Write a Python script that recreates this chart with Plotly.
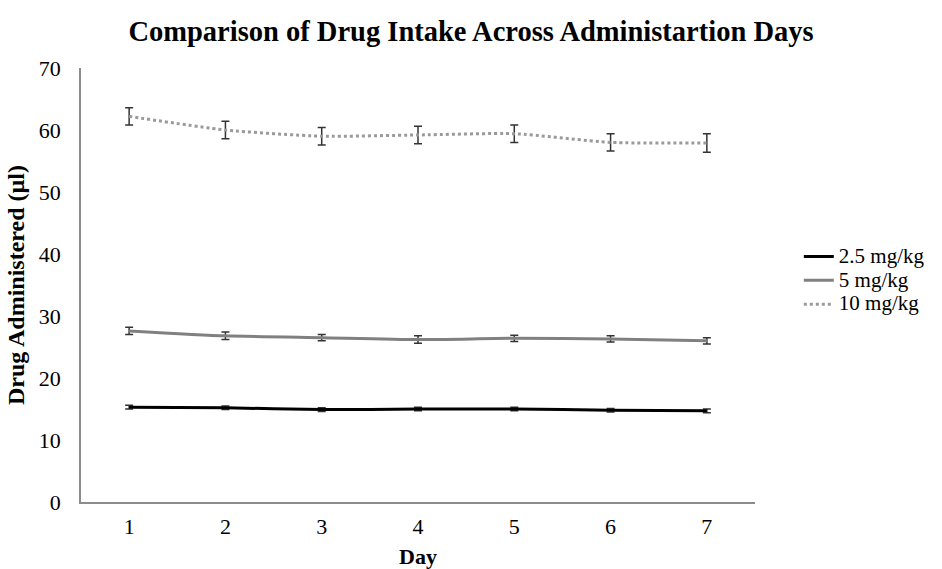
import plotly.graph_objects as go

days = ["1", "2", "3", "4", "5", "6", "7"]
series_names = ["2.5 mg/kg", "5 mg/kg", "10 mg/kg"]
dose_2_5 = [15.3, 15.2, 14.9, 15.0, 15.0, 14.8, 14.7]
err_2_5 = [0.3, 0.3, 0.3, 0.3, 0.3, 0.3, 0.3]
dose_5 = [27.6, 26.8, 26.5, 26.2, 26.4, 26.3, 26.0]
err_5 = [0.6, 0.6, 0.5, 0.6, 0.5, 0.5, 0.5]
dose_10 = [62.2, 60.0, 59.0, 59.2, 59.4, 58.0, 57.9]
err_10 = [1.4, 1.4, 1.4, 1.4, 1.4, 1.4, 1.5]

font_family = "Liberation Serif, Times New Roman, serif"

fig = go.Figure()
styles = [
    (dose_2_5, err_2_5, "#000000", "solid", 3),
    (dose_5, err_5, "#808080", "solid", 3),
    (dose_10, err_10, "#9a9a9a", "dot", 3),
]
for name, (vals, errs, color, dash, w) in zip(series_names, styles):
    fig.add_trace(go.Scatter(
        x=days, y=vals, name='<span style="font-size:21px">' + name + '</span>',
        mode="lines",
        line=dict(color=color, width=w, dash=dash, shape="spline", smoothing=0.6),
        error_y=dict(type="data", array=errs, visible=True, color="#333333",
                     thickness=1.5, width=4),
    ))

fig.update_layout(
    width=942, height=569,
    margin=dict(l=81, r=187, t=68, b=67),
    paper_bgcolor="white", plot_bgcolor="white",
    font=dict(family=font_family, size=22, color="#000000"),
    title=dict(text="<b>Comparison of Drug Intake Across Administartion Days</b>",
               x=0.5, xref="container", xanchor="center", y=0.945, yanchor="middle",
               font=dict(size=28.5, family=font_family)),
    legend=dict(x=1.065, y=0.51, xanchor="left", yanchor="middle",
                font=dict(size=16, family=font_family),
                bgcolor="rgba(0,0,0,0)", tracegroupgap=0),
    showlegend=True,
)
fig.update_xaxes(
    type="category", range=[-0.5, 6.5], showgrid=False, showline=True,
    linecolor="#8c8c8c", linewidth=1.5, ticks="outside", ticklen=4,
    tickcolor="rgba(0,0,0,0)", zeroline=False, automargin=False,
    title=dict(text="<b>Day</b>", font=dict(size=22)),
    tickfont=dict(size=22),
)
fig.update_yaxes(
    range=[0, 70], dtick=10, showgrid=False, showline=True, linecolor="#8c8c8c",
    linewidth=1.5, ticks="outside", ticklen=14, tickcolor="rgba(0,0,0,0)",
    zeroline=False,
    title=dict(text="<b>Drug Administered (µl)</b>", font=dict(size=24), standoff=7),
    tickfont=dict(size=22),
)

fig.write_html("out.html")
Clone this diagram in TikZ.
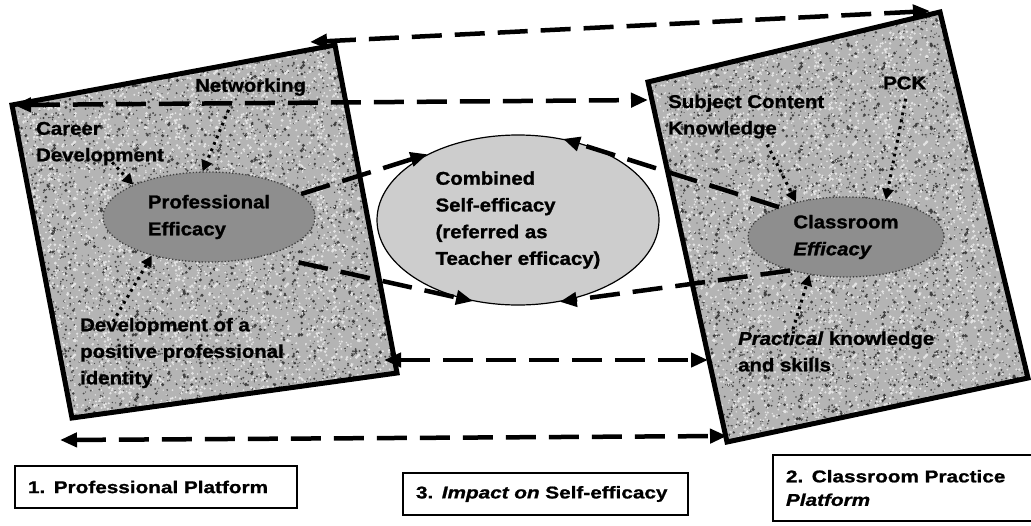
\documentclass[tikz,border=0pt]{standalone}
\usepackage{fontspec}
\setmainfont[FakeStretch=1.1,FakeBold=1.3]{Liberation Sans}
\newfontfamily\boxfont[FakeStretch=1.22,FakeBold=1.1]{Liberation Sans}
\usetikzlibrary{arrows.meta,shapes.geometric,calc,patterns}
\definecolor{granbase}{RGB}{180,180,180}
\definecolor{grandark}{RGB}{75,75,75}
\definecolor{granlight}{RGB}{228,228,228}
\definecolor{effgray}{RGB}{142,142,142}
\definecolor{combgray}{RGB}{205,205,205}
% random speck tiles for the granite texture
\pgfdeclarepatternformonly{gransmall}{\pgfqpoint{0pt}{0pt}}{\pgfqpoint{97pt}{97pt}}{\pgfqpoint{97pt}{97pt}}{%
  \pgfmathsetseed{11}%
  \foreach \i in {1,...,240}{%
    \pgfmathsetmacro\px{rnd*95+1}\pgfmathsetmacro\py{rnd*95+1}\pgfmathsetmacro\pr{0.5+rnd*0.7}%
    \pgfpathcircle{\pgfpoint{\px pt}{\py pt}}{\pr pt}\pgfusepath{fill}}}
\pgfdeclarepatternformonly{granbig}{\pgfqpoint{0pt}{0pt}}{\pgfqpoint{83pt}{83pt}}{\pgfqpoint{83pt}{83pt}}{%
  \pgfmathsetseed{23}%
  \foreach \i in {1,...,40}{%
    \pgfmathsetmacro\px{rnd*79+2}\pgfmathsetmacro\py{rnd*79+2}\pgfmathsetmacro\pr{1+rnd*0.9}%
    \pgfpathcircle{\pgfpoint{\px pt}{\py pt}}{\pr pt}\pgfusepath{fill}}}
\pgfdeclarepatternformonly{granwhite}{\pgfqpoint{0pt}{0pt}}{\pgfqpoint{71pt}{71pt}}{\pgfqpoint{71pt}{71pt}}{%
  \pgfmathsetseed{37}%
  \foreach \i in {1,...,170}{%
    \pgfmathsetmacro\px{rnd*69+1}\pgfmathsetmacro\py{rnd*69+1}\pgfmathsetmacro\pr{0.7+rnd*0.9}%
    \pgfpathcircle{\pgfpoint{\px pt}{\py pt}}{\pr pt}\pgfusepath{fill}}}
\tikzset{
  platform/.style={line width=5pt, line join=miter, draw=black},
  lbl/.style={font=\fontsize{18.5}{26.5}\selectfont\bfseries, align=left, inner sep=0pt, anchor=west, text=black},
  effic/.style={ellipse, fill=effgray, draw=black!75, dotted, line width=1.3pt, inner sep=0pt,
    font=\fontsize{18.5}{27}\selectfont\bfseries, align=left, text=black},
  combined/.style={ellipse, fill=combgray, draw=black, line width=1.2pt, inner sep=0pt,
    font=\fontsize{18.5}{26.7}\selectfont\bfseries, align=left, text=black},
  platlabel/.style={draw=black, line width=1.5pt, inner xsep=13pt, inner ysep=0pt, align=left,
    font=\boxfont\fontsize{17}{23.5}\selectfont\bfseries},
  dasharrow/.style={line width=4.5pt, dash pattern=on 30pt off 13pt,
    {Triangle[length=17pt,width=14pt]}-{Triangle[length=17pt,width=14pt]}},
  oneway/.style={line width=4.5pt, dash pattern=on 30pt off 13pt, -{Triangle[length=17pt,width=14pt]}},
  dotarrow/.style={line width=3pt, dash pattern=on 2.8pt off 4.2pt, -{Triangle[length=11pt,width=11pt]}},
  granite/.style={
    postaction={fill=granbase},
    postaction={pattern=gransmall, pattern color=grandark},
    postaction={pattern=granbig, pattern color=black!75},
    postaction={pattern=granwhite, pattern color=granlight}},
}
\begin{document}
\begin{tikzpicture}[x=1pt,y=-1pt]
\useasboundingbox (0,0) rectangle (1031,525);
\fill[white] (0,0) rectangle (1031,525);
% platform corners
\coordinate (A1) at (12,105);
\coordinate (A2) at (335,45);
\coordinate (A3) at (397,373);
\coordinate (A4) at (72,418);
\coordinate (B1) at (648,82);
\coordinate (B2) at (940,12);
\coordinate (B3) at (1028,378);
\coordinate (B4) at (727,442);
\path[granite] (A1)--(A2)--(A3)--(A4)--cycle;
\path[granite] (B1)--(B2)--(B3)--(B4)--cycle;
\draw[platform] (A1)--(A2)--(A3)--(A4)--cycle;
\draw[platform] (B1)--(B2)--(B3)--(B4)--cycle;

% efficacy ellipses
\node[effic, minimum width=212pt, minimum height=90pt] (pe) at (209,217) {Professional\\Efficacy};
\node[effic, minimum width=196pt, minimum height=80pt] (ce) at (846,237) {Classroom\\\textit{Efficacy}};
\node[combined, minimum width=282pt, minimum height=170pt] (cb) at (518,220)
  {Combined\\Self-efficacy\\(referred as\\Teacher efficacy)};

% labels
\node[lbl] (net) at (195,87) {Networking};
\node[lbl] (car) at (36,143.5) {Career\\Development};
\node[lbl] (dev) at (80,353) {Development of a\\positive professional\\identity};
\node[lbl] (sck) at (668,116.5) {Subject Content\\Knowledge};
\node[lbl] (pck) at (883,83) {PCK};
\node[lbl] (prac) at (738,351.5) {\textit{Practical} knowledge\\and skills};

% dotted influences
\draw[dotarrow] ($(net.south)+(-22,14)$) -- (pe.98);
\draw[dotarrow] ($(car.south)+(12,-3)$) -- (pe.157);
\draw[dotarrow] ($(dev.north west)+(33,4)$) -- (pe.214);
\draw[dotarrow] ($(sck.south)+(21,6)$) -- (ce.145);
\draw[dotarrow] ($(pck.south)+(1,9)$) -- (ce.43);
\draw[dotarrow] ($(prac.north west)+(55,-2)$) -- (ce.226);

% efficacy into combined
\draw[oneway] (pe.14) -- (cb.144);
\draw[oneway] ($(pe.-22)+(12,14)$) -- (cb.241);
\draw[oneway] (ce.156) -- (cb.61);
\draw[oneway] (ce.211) -- (cb.-63);

% links between platforms
\coordinate (t1) at (310,42);
\coordinate (t2) at (930,11);
\coordinate (m1) at (14,105);
\coordinate (m2) at (648,100);
\coordinate (l1) at (384,360);
\coordinate (l2) at (708,360);
\coordinate (b1) at (60,440);
\coordinate (b2) at (727,436);
\draw[dasharrow] (t1) -- (t2);
\draw[dasharrow] (m1) -- (m2);
\draw[dasharrow] (l1) -- (l2);
\draw[dasharrow] (b1) -- (b2);

% platform labels
\node[platlabel, minimum width=282pt, minimum height=42pt, text width=256pt] (p1) at (156,487)
  {1. Professional Platform};
\node[platlabel, minimum width=285pt, minimum height=42pt, text width=259pt] (p3) at (545.5,494)
  {3. \textit{Impact on} Self-efficacy};
\node[platlabel, minimum width=264pt, minimum height=66pt, text width=238pt] (p2) at (905,488)
  {2. Classroom Practice\\\textit{Platform}};
\end{tikzpicture}
\end{document}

# WHAT THIS TASK INVOLVES
Starting at the first line of the records above, set down each line exactly through the one that holds "err_10 = [1.4, 1.4, 1.4, 1.4, 1.4, 1.4, 1.5]". Omit pictures.

# RESULT FOR THIS EXERCISE
Write a Python script that recreates this chart with Plotly.
import plotly.graph_objects as go

days = ["1", "2", "3", "4", "5", "6", "7"]
series_names = ["2.5 mg/kg", "5 mg/kg", "10 mg/kg"]
dose_2_5 = [15.3, 15.2, 14.9, 15.0, 15.0, 14.8, 14.7]
err_2_5 = [0.3, 0.3, 0.3, 0.3, 0.3, 0.3, 0.3]
dose_5 = [27.6, 26.8, 26.5, 26.2, 26.4, 26.3, 26.0]
err_5 = [0.6, 0.6, 0.5, 0.6, 0.5, 0.5, 0.5]
dose_10 = [62.2, 60.0, 59.0, 59.2, 59.4, 58.0, 57.9]
err_10 = [1.4, 1.4, 1.4, 1.4, 1.4, 1.4, 1.5]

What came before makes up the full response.